Sipping a Drink and Gazing at the Empire State Building at Pod 39’s Cool Roof Bar

We’ll venture a wild guess that architect Arthur Loomis Harmon never dreamed the roof of Allerton House, a residential hotel for men he designed in 1916, would one day serve up Mexican beer, California Cabernet and cocktails like Fly By Night (gin, lemon juice, cinnamon-vanilla bean, orange blossom and sea salt on the rocks).

The Melon at the roof bar

He probably didn’t foresee $70 cocktails to share either, like The Melon – vodka, gin, tequila or rum mixed with watermelon puree, lime juice, agave and mint and served in a baby watermelon.

But the roofless sundeck that looks like a Romanesque ruin with brick walls and arched openings embellished with classic columns is the perfect setting for a 21st century roof bar. It even has postcard views of the Empire State Building, which Harmon — and his firm Shreve, Lamb and Harmon — designed 15 years later.
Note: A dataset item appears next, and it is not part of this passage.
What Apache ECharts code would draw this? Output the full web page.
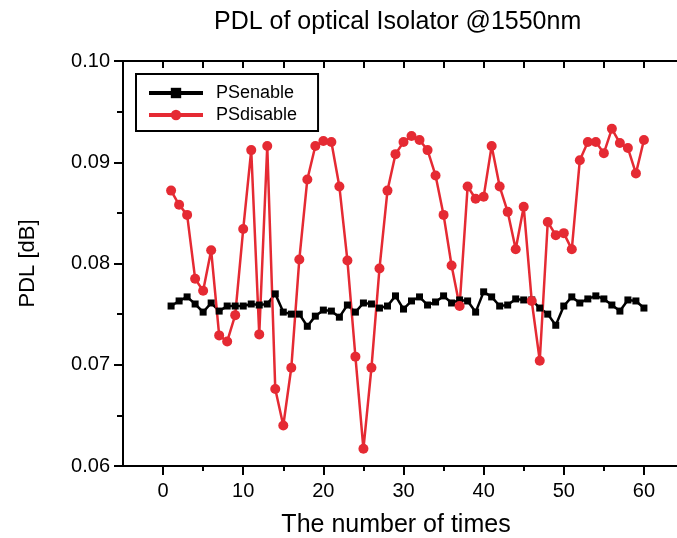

Envisioning a roof bar in that setting was no stretch for Vanessa Guilford, in-house design director for BD Hotels and designer of the building’s new occupant the Pod 39 Hotel, a sibling to The Pod Hotel that opened this summer. The Pod’s downstairs restaurant and bar are still under construction. But the owners shrewdly unveiled their rooftop gem in time to attract a following before the cold weather sets in.

Though less crippling than a blizzard, it was windy when we ventured to the roof on a late Sunday afternoon. But in anything but a downpour the Pod’s 18th story roof is wildly atmospheric. Cocktail tables topped with colorful ceramic tiles ring the perimeter. Party lights are festooned from wall to wall. And the views through those arches add an unexpected medieval accent to a space that’s simultaneously historic and ultra-contemporary.

Empire State Building view from the roof bar

We ordered The Traveler, a peppery concoction of vodka, pineapple juice, sangrita verde and lime juice on the rocks in a thick plastic old-fashioned glass ($10). And we watched the sun work its way behind a thicket of midtown buildings. It was a late afternoon crowd, more mellow than rowdy, more local than from out of town.

You exit through an interior lounge with big arched windows and aqua banquettes be-pillowed in bright colors. Then you’re whisked to the ground in a glass walled elevator that showcases the contraption’s mechanics. Amusing.

Roof lounge at the Pod 39 Hotel, 145 East 39th Street between Lexington and Third avenues.

 

 

 

 

 

13 replies
  1. Bob
    Bob says:

    Thanks for the history (architect Arthur Harmon of Empire State Building fame) and the tip (Pod 39 space looks great). I’ll take the Fly By Night.